What Modern Masons call a Lodge was for the above Reasons by Antiquity call'd a HIVE of Free-Masons, and for the same Reasons when a Dissention happens in a Lodge the going off and forming another Lodge is to this Day call'd SWARMING. (wording and spelling of 1724)" (Roberts, The Craft and Its Symbols, p. 73)
I was at our local Farmers Market and found the Bee man, Mr. Waid from Interlaken who had big beeswax pillar candles and bee pollen for sale. Of course, I had to buy it...and spent some time talking bees with him. He and his wife told me that they rent their bees to farmers for $70. Mr. Waid puts them in his truck (?moving the hive?) and takes them gently down the road. Unloads them and allows them to help pollinate the farmer's field and then, brings them back to his place. Then they exolled the virtues and values of bee pollen when you ingest it...preventing or mollifying allergens in the air. Local pollen and honey> Local bees> Local environment that we are part of . Nice understandable cycle that makes sense to me. Anything to reduce the need for seldane or any of the other magic drugs that are almost necessary on the shoulder seasons.
So, bees are deep, cool and beautiful. Hold that thought for some pictures.
I am very pleased to have gotten 12 pieces out to the Society of Illustrators LA show yesterday. It takes a bit of time to get the files all right and tight. I had a nice chat with Alice from SILA who was helpful in explaining work arounds in getting the files to them for the show. Its a bit hinky with their new tool, but the thought and intent is good. It will be better, I am sure, next year. But hey you guys, if you are entering, the last day is September 19th....and we should know who is in, and who isn't by Thanksgiving! SOI NYC is coming up too, so the SILA prep will get you ready for the New York show.
Murray pulled me out of the mud yesterday...pointing, nudging and guiding. He was talking about the topic of Adam and Eve/Garden of Eden saying that this here was something to get my teeth into. He thought the monkeys needed a rest. He suggested I look at Today's Inspiration for the new writing and images of Jan Balet.

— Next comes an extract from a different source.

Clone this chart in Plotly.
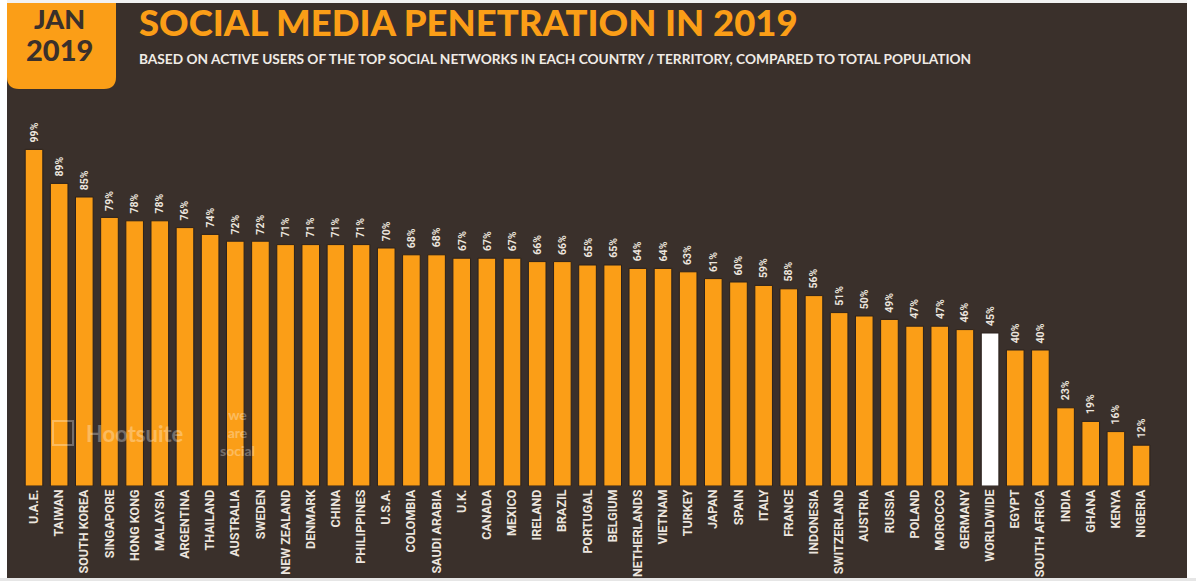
import plotly.graph_objects as go

# Social media penetration by country, January 2019
countries = [
    "U.A.E.", "TAIWAN", "SOUTH KOREA", "SINGAPORE", "HONG KONG", "MALAYSIA",
    "ARGENTINA", "THAILAND", "AUSTRALIA", "SWEDEN", "NEW ZEALAND", "DENMARK",
    "CHINA", "PHILIPPINES", "U.S.A.", "COLOMBIA", "SAUDI ARABIA", "U.K.",
    "CANADA", "MEXICO", "IRELAND", "BRAZIL", "PORTUGAL", "BELGIUM",
    "NETHERLANDS", "VIETNAM", "TURKEY", "JAPAN", "SPAIN", "ITALY", "FRANCE",
    "INDONESIA", "SWITZERLAND", "AUSTRIA", "RUSSIA", "POLAND", "MOROCCO",
    "GERMANY", "WORLDWIDE", "EGYPT", "SOUTH AFRICA", "INDIA", "GHANA",
    "KENYA", "NIGERIA",
]
penetration = [
    99, 89, 85, 79, 78, 78, 76, 74, 72, 72, 71, 71, 71, 71, 70, 68, 68, 67,
    67, 67, 66, 66, 65, 65, 64, 64, 63, 61, 60, 59, 58, 56, 51, 50, 49, 47,
    47, 46, 45, 40, 40, 23, 19, 16, 12,
]
highlight = "WORLDWIDE"

BG = "#3a302b"
ORANGE = "#fb9e17"
LABEL = "#ece5de"

W, H = 1196, 581
x_idx = list(range(len(countries)))
bar_colors = ["#ffffff" if c == highlight else ORANGE for c in countries]

fig = go.Figure()
fig.add_trace(go.Bar(
    x=x_idx,
    y=penetration,
    marker=dict(color=bar_colors, line=dict(color="#2a211c", width=1)),
    width=0.7,
    hoverinfo="skip",
))

# value labels above each bar
for i, v in zip(x_idx, penetration):
    fig.add_annotation(
        x=i, y=v, text=f"{v}%", textangle=-90, showarrow=False,
        xanchor="center", yanchor="bottom", yshift=5,
        font=dict(family="Roboto, sans-serif", size=10.5,
                  color=LABEL, weight="bold"),
    )

# plot area geometry in pixels
m_l, m_r, m_t, m_b = 0, 0, 0, 95
ph = H - m_t - m_b


def px_to_paper(px, py):
    return px / W, (H - m_b - py) / ph


def badge_path(x0, x1, y0, y1, r):
    a = px_to_paper(x0, y0)
    b = px_to_paper(x1, y0)
    c1 = px_to_paper(x1, y1 - r)
    c2 = px_to_paper(x1, y1)
    c3 = px_to_paper(x1 - r, y1)
    d1 = px_to_paper(x0 + r, y1)
    d2 = px_to_paper(x0, y1)
    d3 = px_to_paper(x0, y1 - r)
    f = lambda p: f"{p[0]:.5f},{p[1]:.5f}"
    return (f"M {f(a)} L {f(b)} L {f(c1)} Q {f(c2)} {f(c3)} "
            f"L {f(d1)} Q {f(d2)} {f(d3)} Z")


shapes = [
    # white frame around the dark panel
    dict(type="rect", xref="paper", yref="paper", x0=-0.01, x1=7 / W,
         y0=-0.3, y1=1.3, fillcolor="#ffffff", line_width=0, layer="above"),
    dict(type="rect", xref="paper", yref="paper", x0=1187 / W, x1=1.01,
         y0=-0.3, y1=1.3, fillcolor="#ffffff", line_width=0, layer="above"),
    # JAN 2019 badge with rounded bottom corners
    dict(type="path", xref="paper", yref="paper",
         path=badge_path(7, 116, -2, 89, 12), fillcolor=ORANGE,
         line_width=0, layer="above"),
]
# bottom and top light edges
_, by0 = px_to_paper(0, 578)
shapes.append(dict(type="rect", xref="paper", yref="paper", x0=-0.01,
                   x1=1.01, y0=-0.3, y1=by0, fillcolor="#e6e6e6",
                   line_width=0, layer="above"))
_, ty0 = px_to_paper(0, 3)
shapes.append(dict(type="rect", xref="paper", yref="paper", x0=7 / W,
                   x1=1187 / W, y0=ty0, y1=1.3, fillcolor="#f2f2f2",
                   line_width=0, layer="above"))


def text_at(px, py, text, size, color, family, weight="bold",
            xanchor="left", yanchor="middle", opacity=1.0):
    xp, yp = px_to_paper(px, py)
    fig.add_annotation(
        x=xp, y=yp, xref="paper", yref="paper", text=text, showarrow=False,
        xanchor=xanchor, yanchor=yanchor, opacity=opacity,
        font=dict(family=family, size=size, color=color, weight=weight),
    )


text_at(59, 18, "JAN", 27, BG, "Lato, sans-serif", weight=900,
        xanchor="center")
text_at(59, 50, "2019", 29, BG, "Lato, sans-serif", weight=900,
        xanchor="center")
text_at(137, 22, "SOCIAL MEDIA PENETRATION IN 2019", 36.5, ORANGE,
        "Lato, sans-serif", weight=900)
text_at(137, 58,
        "BASED ON ACTIVE USERS OF THE TOP SOCIAL NETWORKS IN EACH COUNTRY / "
        "TERRITORY, COMPARED TO TOTAL POPULATION",
        13.7, "#f0ebe6", "Lato, sans-serif")

# faint brand marks over the bars
text_at(84, 433, "Hootsuite", 22, "#ffffff", "Lato, sans-serif",
        opacity=0.3)
text_at(218, 432, "we<br>are<br>social", 14, "#ffffff", "Lato, sans-serif",
        opacity=0.3)
wx0, wy0 = px_to_paper(53, 421)
wx1, wy1 = px_to_paper(73, 445)
shapes.append(dict(type="rect", xref="paper", yref="paper", x0=wx0, x1=wx1,
                   y0=wy1, y1=wy0, line=dict(color="rgba(255,255,255,0.3)",
                                             width=2), layer="above"))

fig.update_layout(
    width=W, height=H,
    margin=dict(l=m_l, r=m_r, t=m_t, b=m_b, pad=0),
    paper_bgcolor=BG, plot_bgcolor=BG,
    showlegend=False,
    bargap=0.3,
    shapes=shapes,
    template="none",
)
fig.update_xaxes(
    range=[-34 / 25.16, -34 / 25.16 + W / 25.16],
    tickmode="array", tickvals=x_idx, ticktext=countries,
    tickangle=-90, ticks="", ticklen=0, showgrid=False, zeroline=False,
    showline=False, automargin=False,
    tickfont=dict(family="Roboto, sans-serif", size=12.5,
                  color=LABEL, weight="bold"),
)
fig.update_yaxes(
    range=[0, ph / 3.40], showgrid=False, zeroline=False, showline=False,
    showticklabels=False, automargin=False,
)

fig.write_html("out.html")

Jan Balet from Today's Inspiration
Also to read up on Doris Lee, her husband Arnold Blanch, Milton Avery and others who really set the stage for some of the storybookartists such as the Provensens. There is a lovely exhibit of Doris Lee's work at the D. Wigmore Fine Art site>> Okay, Murray--I am beginning to see it...
Doris Lee (1905-1983)
Woman in a Garden
20 x 29 7/8 inches, gouache and watercolor on board, signed lower right
I got off the phone feeling the rock off my shoulders and fired up to learn about these artists and two, to get going on some pictures to do with the Garden Story. I am shifting gears and will present this as a slick cover for a children's religious magazine..or myths and legends thing. Murray suggested (as I will chase this for my thesis) that this become a children's book. As usual, I was negative, but after a night's sleep and a bit of thinking...this is probably a good idea. I think I do not worry about making is super sweet...just in doing a bang up job. Maybe R. can help me with the simplifying of the story. This is great. Simply great. I can draw this stuff for a year, no problem.

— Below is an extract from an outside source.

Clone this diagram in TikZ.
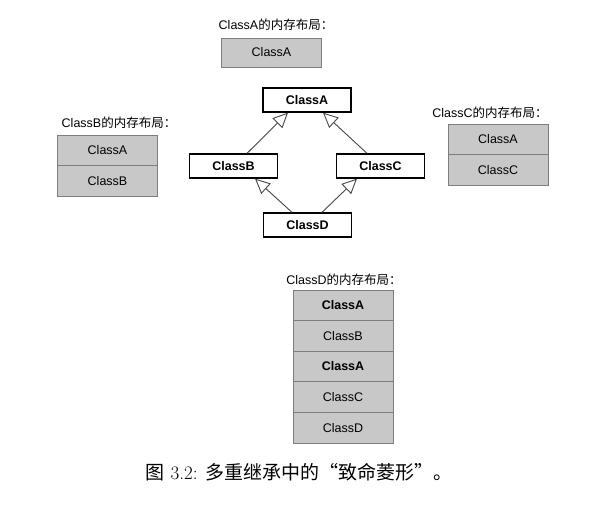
\documentclass[tikz,border=0pt]{standalone}
\usepackage{fontspec}
\usepackage{tikz}
\usetikzlibrary{arrows.meta,positioning}
\newfontfamily\arial{Liberation Sans}
\newfontfamily\cjk{Noto Sans CJK SC}
\definecolor{memfill}{RGB}{200,200,200}
\definecolor{memline}{RGB}{125,125,125}
\definecolor{arrline}{RGB}{70,70,70}

\begin{document}
\begin{tikzpicture}[
  x=1pt, y=-1pt,
  K/.style = {draw=black, fill=white, line width=1.3pt,
              minimum width=88pt, minimum height=24pt, inner sep=0pt,
              font=\fontsize{12.5}{14}\selectfont\arial\bfseries},
  M/.style = {draw=memline, fill=memfill, line width=0.8pt,
              minimum width=100pt, minimum height=30.6pt, inner sep=0pt,
              font=\fontsize{12.5}{14}\selectfont\arial},
  MB/.style = {M, font=\fontsize{12.5}{14}\selectfont\arial\bfseries},
  L/.style = {inner sep=0pt, font=\fontsize{12.5}{14}\selectfont},
  arr/.style = {-{Triangle[open, length=15pt, width=14pt]},
                line width=0.9pt, color=arrline}
]
\useasboundingbox (0,0) rectangle (611,506);

% memory layout of ClassA
\node[L] (labA) at (276, 25) {{\arial ClassA}{\cjk 的内存布局：}};
\node[M, minimum height=29pt] (mA1) at (271.5, 52.5) {ClassA};

% memory layout of ClassB
\node[L] (labB) at (119, 123) {{\arial ClassB}{\cjk 的内存布局：}};
\node[M] (mB1) at (107.5, 150.5) {ClassA};
\node[M] (mB2) at (107.5, 181.1) {ClassB};

% memory layout of ClassC
\node[L] (labC) at (490, 113) {{\arial ClassC}{\cjk 的内存布局：}};
\node[M] (mC1) at (498, 139.5) {ClassA};
\node[M] (mC2) at (498, 170.1) {ClassC};

% the diamond
\node[K] (A) at (307, 100) {ClassA};
\node[K] (B) at (233.5, 166) {ClassB};
\node[K] (C) at (380.5, 166) {ClassC};
\node[K] (D) at (307.5, 225) {ClassD};

\draw[arr] ([xshift=13.5pt]B.north) -- ([xshift=-19pt]A.south);
\draw[arr] ([xshift=-13.5pt]C.north) -- ([xshift=16pt]A.south);
\draw[arr] ([xshift=-15.5pt]D.north) -- ([xshift=21.5pt]B.south);
\draw[arr] ([xshift=14.5pt]D.north) -- ([xshift=-23.5pt]C.south);

% memory layout of ClassD
\node[L] (labD) at (344, 280) {{\arial ClassD}{\cjk 的内存布局：}};
\node[MB] (mD1) at (343, 305.3) {ClassA};
\node[M]  (mD2) at (343, 335.9) {ClassB};
\node[MB] (mD3) at (343, 366.5) {ClassA};
\node[M]  (mD4) at (343, 397.1) {ClassC};
\node[M]  (mD5) at (343, 427.7) {ClassD};

% caption
\node[inner sep=0pt, font=\fontsize{19}{22}\selectfont] (cap) at (299, 472)
  {{\cjk 图} 3.2: {\cjk 多重继承中的“致命菱形”。}};
\end{tikzpicture}
\end{document}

We also talked about drawing and the computer. My thinking is that the computer freezes an illustrator because making perfect curves and flat shapes has a draw for an artist as the appeal for perfect is alluring. I have been sucked in by this. However in losing the drawn line, the quirkiness of the hand of the illustrator, the errors and wobbles, the life is gone from the drawing and becomes perfect shapes, logotypes without a soul. I think if I can come up with a working method paralleling the Ron Mazellen approach, where the computer helps to refine, becomes a method of hastening the mid steps and becoming invisable in the final product this shold be my goal. I know in the vector approach I started at Syracuse, there is the intent to have the work look like screenprints and actually reduced the process down to working in vectors and the pathfinder tools to hasten the process along. Only flat color (like screen prints) reduced palette (the now thinking) and shape reduction...breaking it out like circus posters or prints...that the imprint of the computer was diminished. Now the challenge is to do the same with the hand drawn image. I think there are some tricks here....
Gotta go. Like I said the other day, there may be a trip to Aurora today! I'll take my picture machine! More later.